Cutting the Porter

Melissa:
Pray, what authors should she read
Who in Classics would succeed?

Psyche:
If you'd climb the Helicon,
You should read Anacreon,
Ovid's Metamorphoses,
Likewise Aristophanes,
And the works of Juvenal:
These are worth attention, all;
But, if you will be advised,
You will get them Bowdlerized!

Chorus:
Ah! we will get them Bowdlerized!



July 11, 1754: The Thomas Bowdler was born on this day in 1754. His fame for the The Family Shakespeare, offering parent-friendly plays “In Which Nothing Is Added To The Original Text, But Some Words and Expressions Are Omitted Which Cannot In Propriety Be Said Aloud In A Family,” got him hoisted by Gilbert & Sullivan in their 1884 comic opera, Princess Ida, excerpted above. The Princess runs an all-female university at Castle Adamant, the young women united by their hatred of men and their boredom with the reading list.

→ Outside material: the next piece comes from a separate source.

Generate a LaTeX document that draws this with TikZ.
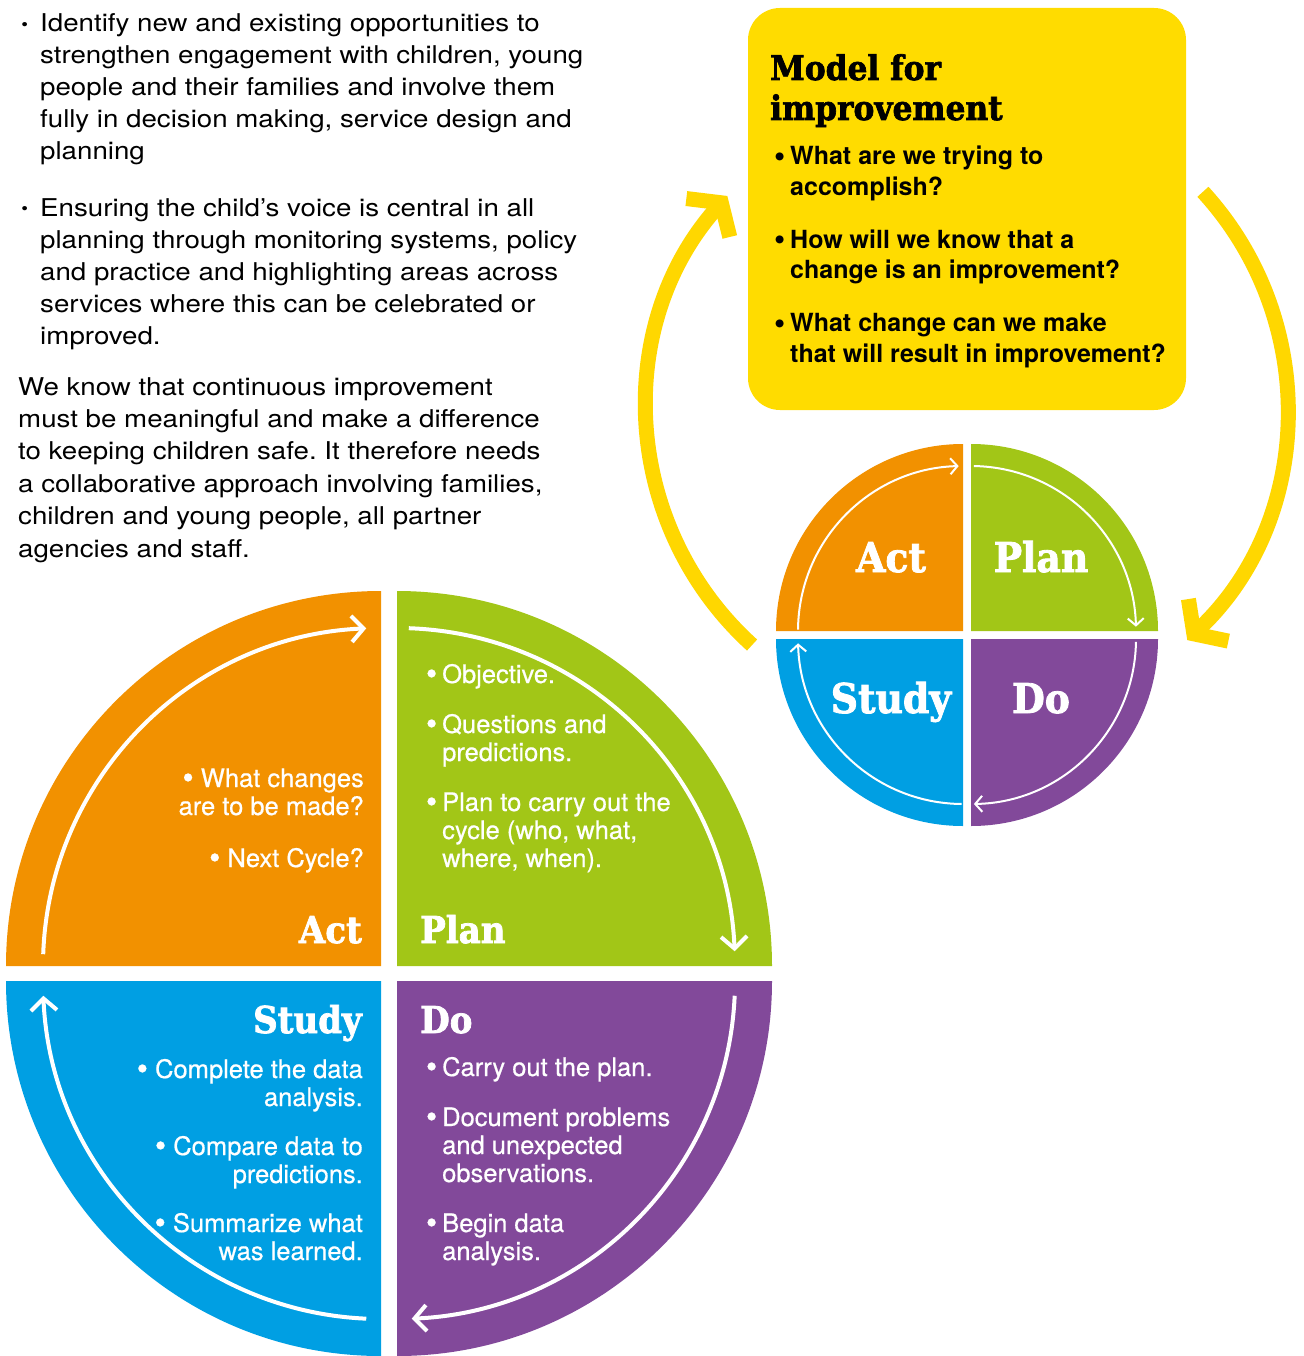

The first edition of the Bowdlers Family Shakespeare appeared in 1807, to little success or controversy. Of the three reviews the book received, one was a thumbs up: "All admirers of Shakespeare must be aware that such a castrated version of his plays has long been desirable." The second allowed that some editing of some Elizabethan drama might be needed for "some squeamish people," but "Shakespeare, we should think, might have escaped." The third review vigorously opposed the book on the grounds that it didn’t go nearly far enough towards its proclaimed goal of eliminating "everything that can raise a blush on the cheek of modesty." Over the next decade or two, as the Family Shakespeare and the spirit behind it gained fans, the cutters-and-pasters got Bowdler and Bowdler. Shakespeare gives his drunken Porter in Macbeth about twenty lines to itemize the various criminals, despairists and equivocators that go to Hell; Bowdler reduces this to six lines; the Rev. J. R. Pitman, in his School-Shakespeare (1822), gets the five sets of knocking down to two and the speech down to this:

PORTER. Here's a knocking indeed!... Knock, knock, knock. Anon, anon; I pray you, remember the porter.



Both Hamlet and Romeo and Juliet received over 100 cuts; Othello ended up in such tatters that even Bowdler said it no longer made sense, recommending instead that parents move it "from the parlor to the cabinet." Though some attacked Bowdler as a censorious moralizer, Bowdler's inexpensive versions were largely responsible for popularizing Shakespeare's plays when few students had access to them and many schools dared not teach them.